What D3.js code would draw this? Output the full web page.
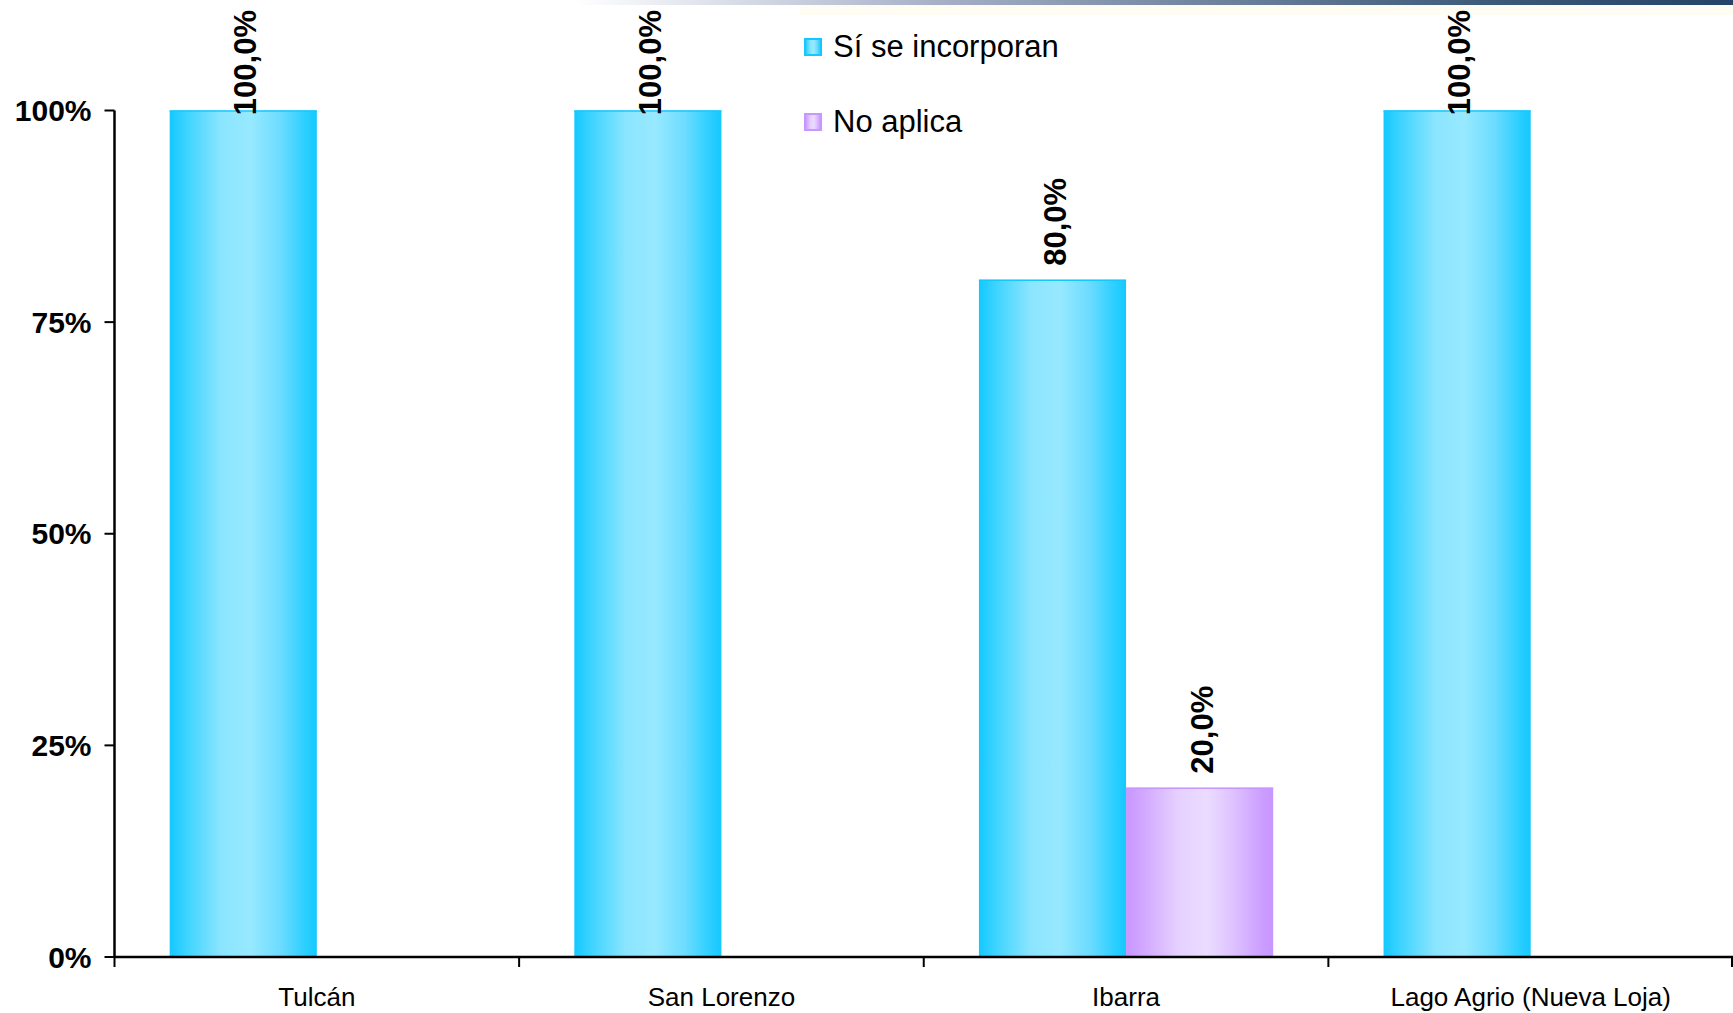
<!DOCTYPE html>
<html>
<head>
<meta charset="utf-8">
<script src="https://cdn.jsdelivr.net/npm/d3@7"></script>
<style>
  html, body { margin: 0; padding: 0; background: #ffffff; }
  svg { display: block; }
  text { font-family: "Liberation Sans", Arial, Helvetica, sans-serif; fill: #000; }
</style>
</head>
<body>
<svg id="chart" width="1733" height="1013"></svg>
<script>
// ---- data ----
const categories = ["Tulcán", "San Lorenzo", "Ibarra", "Lago Agrio (Nueva Loja)"];
const seriesNames = ["Sí se incorporan", "No aplica"];
const siSeIncorporan = [1.0, 1.0, 0.8, 1.0];
const noAplica = [0, 0, 0.2, 0];
const yTickValues = [0, 0.25, 0.5, 0.75, 1.0];
const yTickLabels = ["0%", "25%", "50%", "75%", "100%"];

(function () {
const seriesValues = [siSeIncorporan, noAplica];
const rows = categories.map((c, i) => ({
  category: c,
  values: seriesNames.map((s, k) => ({ series: s, k, value: seriesValues[k][i] }))
}));

const svg = d3.select("#chart");
const W = 1733;
const mLeft = 114.5, mRight = 1733, mTop = 110.5, mBottom = 957;

// ---- gradients ----
const defs = svg.append("defs");
const gradSpecs = [
  { id: "gCyan", stops: [[0, "#14c8ff"], [0.12, "#3fd4ff"], [0.35, "#8be5ff"], [0.55, "#97e9ff"], [0.75, "#6ddcff"], [0.92, "#2ccfff"], [1, "#14c8ff"]] },
  { id: "gPurple", stops: [[0, "#c796ff"], [0.12, "#d2a8ff"], [0.35, "#e5d0ff"], [0.55, "#ebdcff"], [0.75, "#dcbfff"], [0.92, "#cc9eff"], [1, "#c796ff"]] },
  { id: "gBanner", stops: [[0, "#ffffff"], [0.3, "#a9b3ca"], [0.55, "#6f839e"], [0.8, "#3a5877"], [1, "#244467"]] }
];
gradSpecs.forEach(g => {
  const lg = defs.append("linearGradient").attr("id", g.id)
    .attr("x1", "0%").attr("x2", "100%").attr("y1", "0%").attr("y2", "0%");
  g.stops.forEach(s => lg.append("stop").attr("offset", s[0]).attr("stop-color", s[1]));
});
const fills = ["url(#gCyan)", "url(#gPurple)"];
const edgeColors = ["#14c8ff", "#c796ff"];

// ---- top banner ----
svg.append("rect").attr("x", 575).attr("y", 0).attr("width", W - 575).attr("height", 5)
  .attr("fill", "url(#gBanner)");
svg.append("rect").attr("x", 800).attr("y", 5).attr("width", W - 800).attr("height", 10)
  .attr("fill", "#fffcee").attr("opacity", 0.7);

// ---- scales ----
const x0 = d3.scaleBand().domain(categories).range([mLeft, mRight]).paddingInner(0).paddingOuter(0);
const x1 = d3.scaleBand().domain(seriesNames).range([0, x0.bandwidth()]).paddingInner(0).paddingOuter(0.375);
const y = d3.scaleLinear().domain([0, 1]).range([mBottom, mTop]);

const locale = d3.formatLocale({ decimal: ",", thousands: ".", grouping: [3], currency: ["", ""] });
const fmt = locale.format(".1%");

// ---- bars ----
const groups = svg.append("g").selectAll("g").data(rows).join("g")
  .attr("transform", d => `translate(${x0(d.category)},0)`);

groups.selectAll("rect").data(d => d.values.filter(v => v.value > 0)).join("rect")
  .attr("x", d => x1(d.series))
  .attr("y", d => y(d.value))
  .attr("width", x1.bandwidth())
  .attr("height", d => y(0) - y(d.value))
  .attr("fill", d => fills[d.k]);

// top edge highlight
groups.selectAll("line.topedge").data(d => d.values.filter(v => v.value > 0)).join("line")
  .attr("class", "topedge")
  .attr("x1", d => x1(d.series)).attr("x2", d => x1(d.series) + x1.bandwidth())
  .attr("y1", d => y(d.value) + 0.5).attr("y2", d => y(d.value) + 0.5)
  .attr("stroke", d => edgeColors[d.k]).attr("stroke-width", 1.5);

// ---- value labels ----
groups.selectAll("text.val").data(d => d.values.filter(v => v.value > 0)).join("text")
  .attr("class", "val")
  .attr("font-size", 31).attr("font-weight", "bold")
  .attr("text-anchor", "start")
  .attr("dy", "0.36em")
  .text(d => fmt(d.value))
  .each(function (d) {
    const len = this.getComputedTextLength();
    const cx = x1(d.series) + x1.bandwidth() / 2 + 2;
    const anchorY = Math.max(y(d.value) - 14, 10 + len);
    d3.select(this).attr("transform", `translate(${cx},${anchorY}) rotate(-90)`);
  });

// ---- axes ----
const axisG = svg.append("g");
axisG.append("line").attr("x1", mLeft).attr("x2", mLeft).attr("y1", mTop).attr("y2", mBottom)
  .attr("stroke", "#000").attr("stroke-width", 2.5);
const yt = axisG.selectAll("g.yt").data(yTickValues).join("g").attr("class", "yt")
  .attr("transform", d => `translate(0,${y(d)})`);
yt.append("line").attr("x1", mLeft - 10).attr("x2", mLeft).attr("stroke", "#000").attr("stroke-width", 2);
yt.append("text").attr("x", mLeft - 23).attr("dy", "0.35em").attr("text-anchor", "end")
  .attr("font-size", 30).attr("font-weight", "bold")
  .text((d, i) => yTickLabels[i]);

axisG.append("line").attr("x1", mLeft).attr("x2", mRight).attr("y1", mBottom).attr("y2", mBottom)
  .attr("stroke", "#000").attr("stroke-width", 2.5);
const boundaries = categories.map(c => x0(c)).concat([x0(categories[categories.length - 1]) + x0.bandwidth()]);
axisG.selectAll("line.xt").data(boundaries).join("line").attr("class", "xt")
  .attr("x1", d => Math.min(d, mRight - 1)).attr("x2", d => Math.min(d, mRight - 1))
  .attr("y1", mBottom).attr("y2", mBottom + 10)
  .attr("stroke", "#000").attr("stroke-width", 2);
axisG.selectAll("text.xl").data(categories).join("text").attr("class", "xl")
  .attr("x", d => x0(d) + x0.bandwidth() / 2).attr("y", 1006)
  .attr("text-anchor", "middle").attr("font-size", 26)
  .text(d => d);

// ---- legend ----
const legend = svg.append("g").selectAll("g").data(seriesNames).join("g")
  .attr("transform", (d, i) => `translate(805,${39 + i * 75})`);
legend.append("rect").attr("width", 16).attr("height", 16)
  .attr("fill", (d, i) => fills[i]).attr("stroke", (d, i) => edgeColors[i]).attr("stroke-width", 2);
legend.append("text").attr("x", 28).attr("y", 18).attr("font-size", 31).text(d => d);
})();
</script>
</body>
</html>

• Instructions to follow
Working from the material above, transcribe it exactly while omitting pictures.

• Solution to this problem
What D3.js code would draw this? Output the full web page.
<!DOCTYPE html>
<html>
<head>
<meta charset="utf-8">
<script src="https://cdn.jsdelivr.net/npm/d3@7"></script>
<style>
  html, body { margin: 0; padding: 0; background: #ffffff; }
  svg { display: block; }
  text { font-family: "Liberation Sans", Arial, Helvetica, sans-serif; fill: #000; }
</style>
</head>
<body>
<svg id="chart" width="1733" height="1013"></svg>
<script>
// ---- data ----
const categories = ["Tulcán", "San Lorenzo", "Ibarra", "Lago Agrio (Nueva Loja)"];
const seriesNames = ["Sí se incorporan", "No aplica"];
const siSeIncorporan = [1.0, 1.0, 0.8, 1.0];
const noAplica = [0, 0, 0.2, 0];
const yTickValues = [0, 0.25, 0.5, 0.75, 1.0];
const yTickLabels = ["0%", "25%", "50%", "75%", "100%"];

(function () {
const seriesValues = [siSeIncorporan, noAplica];
const rows = categories.map((c, i) => ({
  category: c,
  values: seriesNames.map((s, k) => ({ series: s, k, value: seriesValues[k][i] }))
}));

const svg = d3.select("#chart");
const W = 1733;
const mLeft = 114.5, mRight = 1733, mTop = 110.5, mBottom = 957;

// ---- gradients ----
const defs = svg.append("defs");
const gradSpecs = [
  { id: "gCyan", stops: [[0, "#14c8ff"], [0.12, "#3fd4ff"], [0.35, "#8be5ff"], [0.55, "#97e9ff"], [0.75, "#6ddcff"], [0.92, "#2ccfff"], [1, "#14c8ff"]] },
  { id: "gPurple", stops: [[0, "#c796ff"], [0.12, "#d2a8ff"], [0.35, "#e5d0ff"], [0.55, "#ebdcff"], [0.75, "#dcbfff"], [0.92, "#cc9eff"], [1, "#c796ff"]] },
  { id: "gBanner", stops: [[0, "#ffffff"], [0.3, "#a9b3ca"], [0.55, "#6f839e"], [0.8, "#3a5877"], [1, "#244467"]] }
];
gradSpecs.forEach(g => {
  const lg = defs.append("linearGradient").attr("id", g.id)
    .attr("x1", "0%").attr("x2", "100%").attr("y1", "0%").attr("y2", "0%");
  g.stops.forEach(s => lg.append("stop").attr("offset", s[0]).attr("stop-color", s[1]));
});
const fills = ["url(#gCyan)", "url(#gPurple)"];
const edgeColors = ["#14c8ff", "#c796ff"];

// ---- top banner ----
svg.append("rect").attr("x", 575).attr("y", 0).attr("width", W - 575).attr("height", 5)
  .attr("fill", "url(#gBanner)");
svg.append("rect").attr("x", 800).attr("y", 5).attr("width", W - 800).attr("height", 10)
  .attr("fill", "#fffcee").attr("opacity", 0.7);

// ---- scales ----
const x0 = d3.scaleBand().domain(categories).range([mLeft, mRight]).paddingInner(0).paddingOuter(0);
const x1 = d3.scaleBand().domain(seriesNames).range([0, x0.bandwidth()]).paddingInner(0).paddingOuter(0.375);
const y = d3.scaleLinear().domain([0, 1]).range([mBottom, mTop]);

const locale = d3.formatLocale({ decimal: ",", thousands: ".", grouping: [3], currency: ["", ""] });
const fmt = locale.format(".1%");

// ---- bars ----
const groups = svg.append("g").selectAll("g").data(rows).join("g")
  .attr("transform", d => `translate(${x0(d.category)},0)`);

groups.selectAll("rect").data(d => d.values.filter(v => v.value > 0)).join("rect")
  .attr("x", d => x1(d.series))
  .attr("y", d => y(d.value))
  .attr("width", x1.bandwidth())
  .attr("height", d => y(0) - y(d.value))
  .attr("fill", d => fills[d.k]);

// top edge highlight
groups.selectAll("line.topedge").data(d => d.values.filter(v => v.value > 0)).join("line")
  .attr("class", "topedge")
  .attr("x1", d => x1(d.series)).attr("x2", d => x1(d.series) + x1.bandwidth())
  .attr("y1", d => y(d.value) + 0.5).attr("y2", d => y(d.value) + 0.5)
  .attr("stroke", d => edgeColors[d.k]).attr("stroke-width", 1.5);

// ---- value labels ----
groups.selectAll("text.val").data(d => d.values.filter(v => v.value > 0)).join("text")
  .attr("class", "val")
  .attr("font-size", 31).attr("font-weight", "bold")
  .attr("text-anchor", "start")
  .attr("dy", "0.36em")
  .text(d => fmt(d.value))
  .each(function (d) {
    const len = this.getComputedTextLength();
    const cx = x1(d.series) + x1.bandwidth() / 2 + 2;
    const anchorY = Math.max(y(d.value) - 14, 10 + len);
    d3.select(this).attr("transform", `translate(${cx},${anchorY}) rotate(-90)`);
  });

// ---- axes ----
const axisG = svg.append("g");
axisG.append("line").attr("x1", mLeft).attr("x2", mLeft).attr("y1", mTop).attr("y2", mBottom)
  .attr("stroke", "#000").attr("stroke-width", 2.5);
const yt = axisG.selectAll("g.yt").data(yTickValues).join("g").attr("class", "yt")
  .attr("transform", d => `translate(0,${y(d)})`);
yt.append("line").attr("x1", mLeft - 10).attr("x2", mLeft).attr("stroke", "#000").attr("stroke-width", 2);
yt.append("text").attr("x", mLeft - 23).attr("dy", "0.35em").attr("text-anchor", "end")
  .attr("font-size", 30).attr("font-weight", "bold")
  .text((d, i) => yTickLabels[i]);

axisG.append("line").attr("x1", mLeft).attr("x2", mRight).attr("y1", mBottom).attr("y2", mBottom)
  .attr("stroke", "#000").attr("stroke-width", 2.5);
const boundaries = categories.map(c => x0(c)).concat([x0(categories[categories.length - 1]) + x0.bandwidth()]);
axisG.selectAll("line.xt").data(boundaries).join("line").attr("class", "xt")
  .attr("x1", d => Math.min(d, mRight - 1)).attr("x2", d => Math.min(d, mRight - 1))
  .attr("y1", mBottom).attr("y2", mBottom + 10)
  .attr("stroke", "#000").attr("stroke-width", 2);
axisG.selectAll("text.xl").data(categories).join("text").attr("class", "xl")
  .attr("x", d => x0(d) + x0.bandwidth() / 2).attr("y", 1006)
  .attr("text-anchor", "middle").attr("font-size", 26)
  .text(d => d);

// ---- legend ----
const legend = svg.append("g").selectAll("g").data(seriesNames).join("g")
  .attr("transform", (d, i) => `translate(805,${39 + i * 75})`);
legend.append("rect").attr("width", 16).attr("height", 16)
  .attr("fill", (d, i) => fills[i]).attr("stroke", (d, i) => edgeColors[i]).attr("stroke-width", 2);
legend.append("text").attr("x", 28).attr("y", 18).attr("font-size", 31).text(d => d);
})();
</script>
</body>
</html>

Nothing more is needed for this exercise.